As well as traditional armed groups selling drugs, militias made up of police and ex-police and other forces have taken control of much of the territory in recent years. Operating as a kind of mafia, the militia gangs sell services such as gas to the community at inflated prices, and extract money through extortion and protection rackets. They also mete out their own crude form of social justice: beating up gay men and punishing women who have cheated on their husbands.
Da Silva’s explanation to her torturers in the video – that she was meeting a policeman – has led to speculation that she was somehow connected to the gangs, perhaps acting as an informer, although her family has denied this. “We’re perplexed. She wasn’t involved with a militia. Her business really was samba,” said her brother-in-law, Luiz Henrique Guimaraes.
Rio’s Civil Police declined to comment on the case, only stating that investigations are continuing.
Despite attempts to clean up the samba world, it is still heavily funded by criminal activity, including drug gangs and gambling moguls. Beija-Flor has been under fire in recent years for being funded and controlled by bicheiros, the bosses of an illegal but profitable gambling game called Jogo do Bicho, or the Animal Game.
Rio’s mayor Eduardo Paes even admitted he was powerless to eliminate the power of criminal gangs over Rio’s samba schools in the face of the huge popularity of their performances, particularly at carnival time. “Annoying? Yes, it is. But am I going to end carnival?” he said.

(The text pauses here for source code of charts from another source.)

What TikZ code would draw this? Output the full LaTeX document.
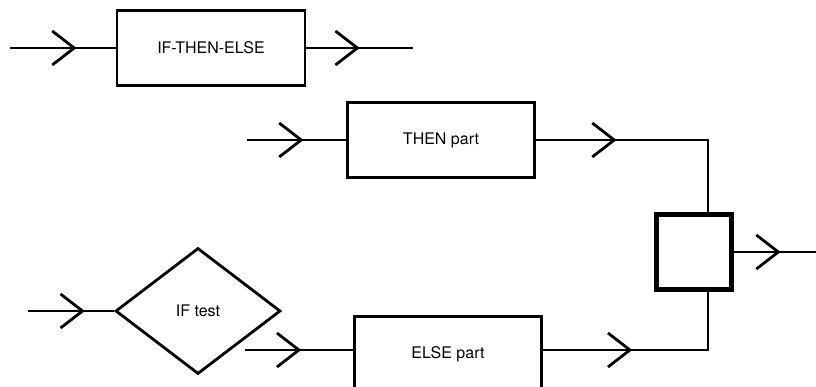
\documentclass[tikz,border=0pt]{standalone}
\usepackage{fontspec}
\setmainfont{TeX Gyre Heros}
\usetikzlibrary{shapes.geometric,arrows.meta,decorations.markings}

\begin{document}
\begin{tikzpicture}[x=1pt,y=-1pt,line width=2.8pt,
    box/.style={draw,rectangle,minimum width=188pt,minimum height=75pt,font=\fontsize{16}{19}\selectfont},
    flow/.style={postaction={decorate},decoration={markings,
        mark=at position #1 with {\arrow{Straight Barb[length=22pt,width=34pt]}}}}]
        \useasboundingbox (0,0) rectangle (816,387);
        \clip (0,0) rectangle (816,387);
        % blocks
        \node[box] (ite) at (211,48) {IF-THEN-ELSE};
        \node[box,minimum width=187pt] (then) at (441,140) {THEN part};
        \node[draw,diamond,minimum width=165pt,minimum height=126pt,inner sep=0pt,
            font=\fontsize{16}{19}\selectfont] (test) at (198,311) {IF test};
        \node[box,minimum width=187pt] (else) at (448,354) {ELSE part};
        \node[draw,minimum size=75pt,line width=4.5pt] (join) at (694,252) {};
        % free ends and corners
        \coordinate (in1) at (10,48);
        \coordinate (out1) at (413,48);
        \coordinate (in2) at (247,140);
        \coordinate (tc) at (708,140);
        \coordinate (out2) at (816,252);
        \coordinate (in3) at (28,311);
        \coordinate (ifout) at (245,350);
        \coordinate (ec) at (708,350);
        % flow lines
        \draw[flow=0.63] (in1) -- (ite);
        \draw[flow=0.5] (ite) -- (out1);
        \draw[flow=0.57] (in2) -- (then);
        \draw[flow=0.33] (then) -- (tc) -- (tc |- join.north);
        \draw[flow=0.57] (join) -- (out2);
        \draw[flow=0.66] (in3) -- (test);
        \draw[flow=0.52] (ifout) -- (ifout -| else.west);
        \draw[flow=0.40] (ec -| else.east) -- (ec) -- (ec |- join.south);
    \end{tikzpicture}
\end{document}
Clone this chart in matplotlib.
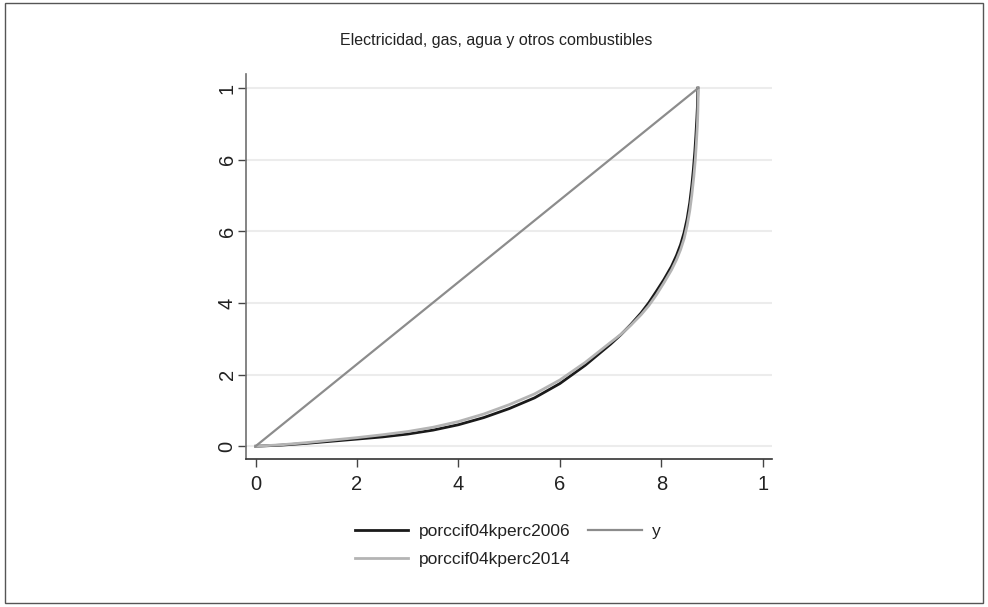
import matplotlib.pyplot as plt
from matplotlib.patches import Rectangle

# Lorenz curves: cumulative share of population (x) vs cumulative share of spending (y)
x_2006 = [0.0, 0.05, 0.10, 0.15, 0.20, 0.25, 0.30, 0.35, 0.40, 0.45, 0.50, 0.55,
          0.60, 0.65, 0.70, 0.72, 0.74, 0.76, 0.775, 0.79, 0.805, 0.82, 0.83, 0.838,
          0.845, 0.851, 0.856, 0.860, 0.863, 0.866, 0.868, 0.870, 0.871, 0.872]
y_2006 = [0.0, 0.003, 0.008, 0.014, 0.020, 0.026, 0.034, 0.045, 0.060, 0.080, 0.105,
          0.135, 0.175, 0.226, 0.285, 0.311, 0.340, 0.372, 0.400, 0.432, 0.465,
          0.502, 0.533, 0.563, 0.597, 0.636, 0.680, 0.727, 0.770, 0.822, 0.865,
          0.915, 0.945, 1.0]

x_2014 = [0.0, 0.05, 0.10, 0.15, 0.20, 0.25, 0.30, 0.35, 0.40, 0.45, 0.50, 0.55,
          0.60, 0.65, 0.70, 0.72, 0.74, 0.76, 0.775, 0.79, 0.805, 0.82, 0.83, 0.838,
          0.845, 0.851, 0.856, 0.860, 0.864, 0.867, 0.869, 0.871, 0.872, 0.873]
y_2014 = [0.0, 0.004, 0.010, 0.017, 0.024, 0.032, 0.041, 0.053, 0.069, 0.090, 0.116,
          0.146, 0.185, 0.234, 0.290, 0.312, 0.338, 0.367, 0.392, 0.422, 0.456,
          0.492, 0.521, 0.549, 0.580, 0.617, 0.657, 0.700, 0.752, 0.800, 0.845,
          0.895, 0.935, 1.0]

# line of equality
x_eq = [0.0, 0.873]
y_eq = [0.0, 1.0]

tick_pos = [0, 0.2, 0.4, 0.6, 0.8, 1.0]
xtick_labels = ["0", "2", "4", "6", "8", "1"]
ytick_labels = ["0", "2", "4", "6", "6", "1"]

plt.rcParams['font.family'] = ['Liberation Sans', 'DejaVu Sans']

fig = plt.figure(figsize=(9.88, 6.07), dpi=100)
ax = fig.add_axes([0.2494, 0.2430, 0.5319, 0.6357])

l1, = ax.plot(x_2006, y_2006, color='#1a1a1a', lw=2.0, label='porccif04kperc2006')
l2, = ax.plot(x_2014, y_2014, color='#b4b4b4', lw=2.0, label='porccif04kperc2014')
l3, = ax.plot(x_eq, y_eq, color='#8c8c8c', lw=1.6, label='y')

ax.set_xlim(-0.018, 1.018)
ax.set_ylim(-0.037, 1.04)

ax.set_xticks(tick_pos)
ax.set_xticklabels(xtick_labels)
ax.set_yticks(tick_pos)
ax.set_yticklabels(ytick_labels, rotation=90, va='center')
ax.tick_params(axis='both', direction='out', length=6, width=1, colors='#444444',
               labelsize=14.5, labelcolor='#222222')
ax.tick_params(axis='x', pad=5)
ax.tick_params(axis='y', pad=1)

ax.grid(axis='y', color='#ececec', lw=1.5)
ax.set_axisbelow(True)
for s in ['top', 'right']:
    ax.spines[s].set_visible(False)
ax.spines['left'].set_color('#707070')
ax.spines['bottom'].set_color('#333333')
ax.spines['left'].set_linewidth(1.2)
ax.spines['bottom'].set_linewidth(1.2)

fig.text(0.502, 0.934, 'Electricidad, gas, agua y otros combustibles',
         ha='center', va='center', fontsize=11.5, color='#222222')

fig.legend(handles=[l1, l2, l3], loc='upper center', bbox_to_anchor=(0.514, 0.162),
           ncol=2, frameon=False, fontsize=12.5, handlelength=3.1,
           columnspacing=1.0, labelspacing=0.7, handletextpad=0.6,
           labelcolor='#222222')

# thin frame around the whole graph region
fig.patches.append(Rectangle((0.005, 0.006), 0.99, 0.989, transform=fig.transFigure,
                             fill=False, edgecolor='#555555', lw=1.0))

fig.savefig('out.png', dpi=100, facecolor='white')
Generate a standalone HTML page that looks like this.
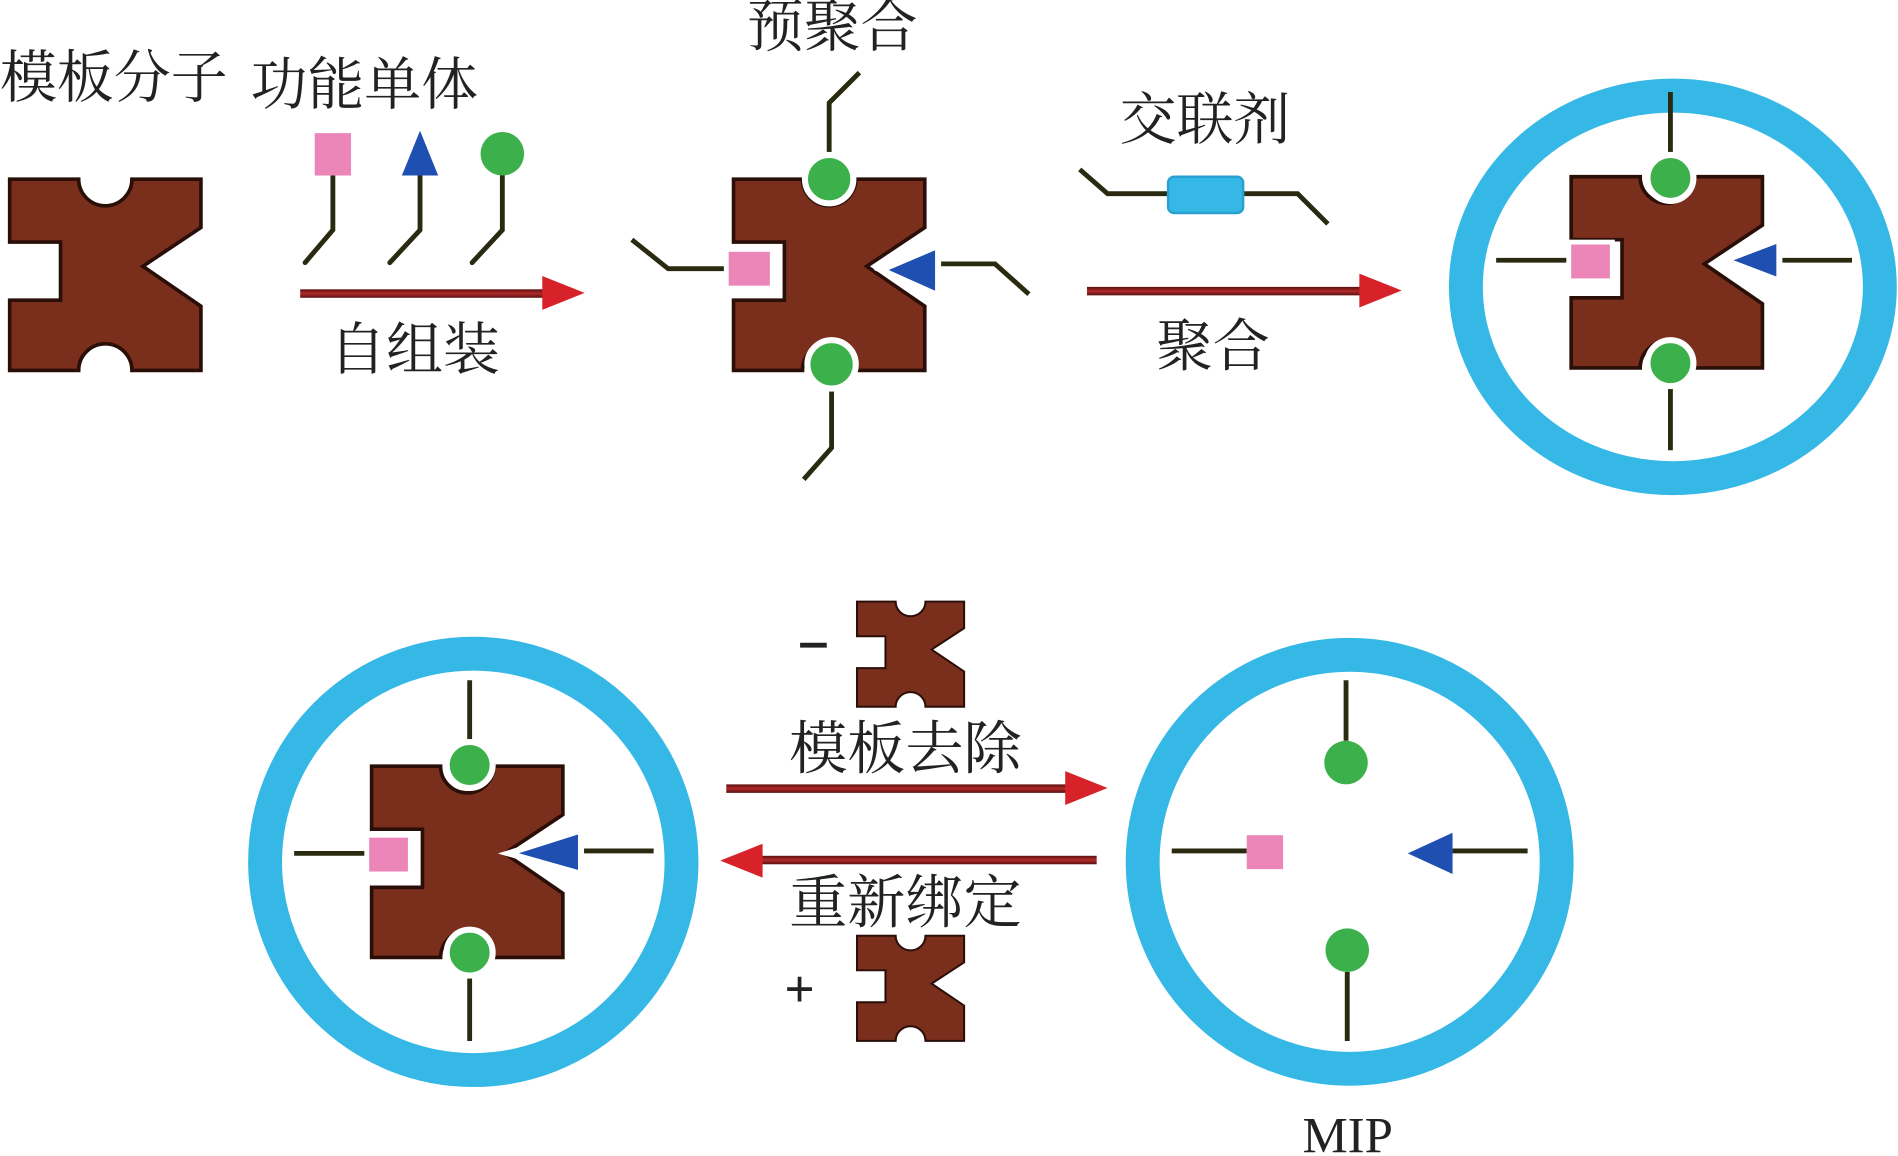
<!DOCTYPE html>
<html><head><meta charset="utf-8"><style>
html,body{margin:0;padding:0;background:#fff;}
svg{display:block;}
text{font-family:"Liberation Serif","Noto Serif CJK SC",serif;fill:#222;}
</style></head><body>
<svg width="1898" height="1156" viewBox="0 0 1568 955" preserveAspectRatio="none" xmlns="http://www.w3.org/2000/svg">
<defs>
<path id="tpl" d="M0,0 H57 A22,22 0 0 0 101,0 H158 V40 L110,72 L158,105 V158 H101 A22,22 0 0 0 57,158 H0 V100 H42 V52 H0 Z" fill="#7a2e1c" stroke="#2a0e08" stroke-width="3"/>
<linearGradient id="arr" x1="0" y1="0" x2="0" y2="1"><stop offset="0" stop-color="#5a1010"/><stop offset="0.5" stop-color="#b22a2a"/><stop offset="1" stop-color="#5a1010"/></linearGradient>
</defs>

<text x="0" y="80" font-size="47">模板分子</text>
<text x="207" y="86" font-size="47">功能单体</text>
<text x="617" y="38" font-size="47">预聚合</text>
<text x="925" y="115" font-size="47">交联剂</text>
<text x="272" y="305" font-size="47">自组装</text>
<text x="955" y="302" font-size="47">聚合</text>
<text x="652" y="635" font-size="48">模板去除</text>
<text x="652" y="762" font-size="48">重新绑定</text>
<text x="1076" y="952" font-size="42">MIP</text>
<rect x="661" y="531" width="22" height="4" fill="#222"/>
<text x="648" y="832" font-size="44" font-weight="bold" font-family="Liberation Sans,sans-serif">+</text>

<use href="#tpl" x="8" y="148"/>

<g stroke="#2a2a10" stroke-width="4" fill="none" stroke-linecap="round">
<polyline points="275,145 275,190 252,217"/>
<polyline points="347,145 347,190 322,217"/>
<polyline points="415,145 415,190 390,217"/>
</g>
<rect x="260" y="110" width="30" height="35" fill="#ec85b8"/>
<polygon points="347,108 332,145 362,145" fill="#1f4fb0"/>
<circle cx="415" cy="127" r="18" fill="#3cb04a"/>

<rect x="248" y="239" width="210" height="7" fill="url(#arr)"/>
<polygon points="448,228 483,242 448,256" fill="#d8222a"/>

<use href="#tpl" x="606" y="148"/>
<g stroke="#2a2a10" stroke-width="4" fill="none">
<polyline points="685,130 685,85 710,60"/>
<polyline points="687,318 687,370 664,396"/>
<polyline points="600,222 552,222 522,198"/>
<polyline points="772,218 822,218 850,243"/>
</g>
<circle cx="685" cy="148" r="20" fill="#3cb04a" stroke="#fff" stroke-width="5"/>
<circle cx="687" cy="301" r="20" fill="#3cb04a" stroke="#fff" stroke-width="5"/>
<rect x="600" y="206" width="38" height="32" fill="#ec85b8" stroke="#fff" stroke-width="4"/>
<polygon points="728,223 775,203 775,244" fill="#1f4fb0" stroke="#fff" stroke-width="5"/>

<g stroke="#2a2a10" stroke-width="4" fill="none">
<polyline points="892,140 915,160 965,160"/>
<polyline points="1027,160 1072,160 1097,185"/>
</g>
<rect x="965" y="146" width="62" height="30" rx="5" fill="#35b8e6" stroke="#2aa0d0" stroke-width="2"/>

<rect x="898" y="237" width="235" height="7" fill="url(#arr)"/>
<polygon points="1123,226 1158,240 1123,254" fill="#d8222a"/>

<ellipse cx="1382" cy="237" rx="171" ry="158" fill="none" stroke="#35b8e6" stroke-width="28"/>
<use href="#tpl" x="1298" y="146"/>
<g stroke="#2a2a10" stroke-width="4" fill="none">
<line x1="1380" y1="76" x2="1380" y2="130"/>
<line x1="1380" y1="318" x2="1380" y2="372"/>
<line x1="1236" y1="215" x2="1297" y2="215"/>
<line x1="1468" y1="215" x2="1530" y2="215"/>
</g>
<circle cx="1380" cy="147" r="19" fill="#3cb04a" stroke="#fff" stroke-width="5"/>
<circle cx="1380" cy="300" r="19" fill="#3cb04a" stroke="#fff" stroke-width="5"/>
<rect x="1296" y="200" width="36" height="32" fill="#ec85b8" stroke="#fff" stroke-width="4"/>
<polygon points="1425,215 1470,198 1470,232" fill="#1f4fb0" stroke="#fff" stroke-width="5"/>

<circle cx="391" cy="712" r="172" fill="none" stroke="#35b8e6" stroke-width="28"/>
<use href="#tpl" x="307" y="633"/>
<g stroke="#2a2a10" stroke-width="4" fill="none">
<line x1="388" y1="562" x2="388" y2="615"/>
<line x1="388" y1="805" x2="388" y2="860"/>
<line x1="243" y1="705" x2="303" y2="705"/>
<line x1="478" y1="703" x2="540" y2="703"/>
</g>
<circle cx="388" cy="632" r="19" fill="#3cb04a" stroke="#fff" stroke-width="5"/>
<circle cx="388" cy="787" r="19" fill="#3cb04a" stroke="#fff" stroke-width="5"/>
<rect x="303" y="690" width="36" height="32" fill="#ec85b8" stroke="#fff" stroke-width="4"/>
<polygon points="420,705 480,686 480,722" fill="#1f4fb0" stroke="#fff" stroke-width="5"/>

<circle cx="1115" cy="712" r="171" fill="none" stroke="#35b8e6" stroke-width="28"/>
<g stroke="#2a2a10" stroke-width="4" fill="none">
<line x1="1112" y1="562" x2="1112" y2="612"/>
<line x1="1113" y1="803" x2="1113" y2="860"/>
<line x1="968" y1="703" x2="1030" y2="703"/>
<line x1="1200" y1="703" x2="1262" y2="703"/>
</g>
<circle cx="1112" cy="630" r="18" fill="#3cb04a"/>
<circle cx="1113" cy="785" r="18" fill="#3cb04a"/>
<rect x="1030" y="690" width="30" height="28" fill="#ec85b8"/>
<polygon points="1163,705 1200,688 1200,722" fill="#1f4fb0"/>

<use href="#tpl" transform="translate(708,497) scale(0.56,0.55)"/>
<use href="#tpl" transform="translate(708,773) scale(0.56,0.55)"/>
<rect x="600" y="648" width="295" height="7" fill="url(#arr)"/>
<polygon points="880,637 915,651 880,665" fill="#d8222a"/>
<rect x="615" y="707" width="291" height="7" fill="url(#arr)"/>
<polygon points="630,697 595,711 630,725" fill="#d8222a"/>
</svg>
</body></html>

More than 900,000 tourists are expected in Rio for the official parade on Friday. The Beija-Flor school has planned a sumptuous parade, with the theme of Equatorial Guinea, in a nod to the African roots of both the samba sound and the people living in the poorer communities where it thrives.
The school’s leaders refused to say whether the show would include a tribute to its much-loved dancer Piu.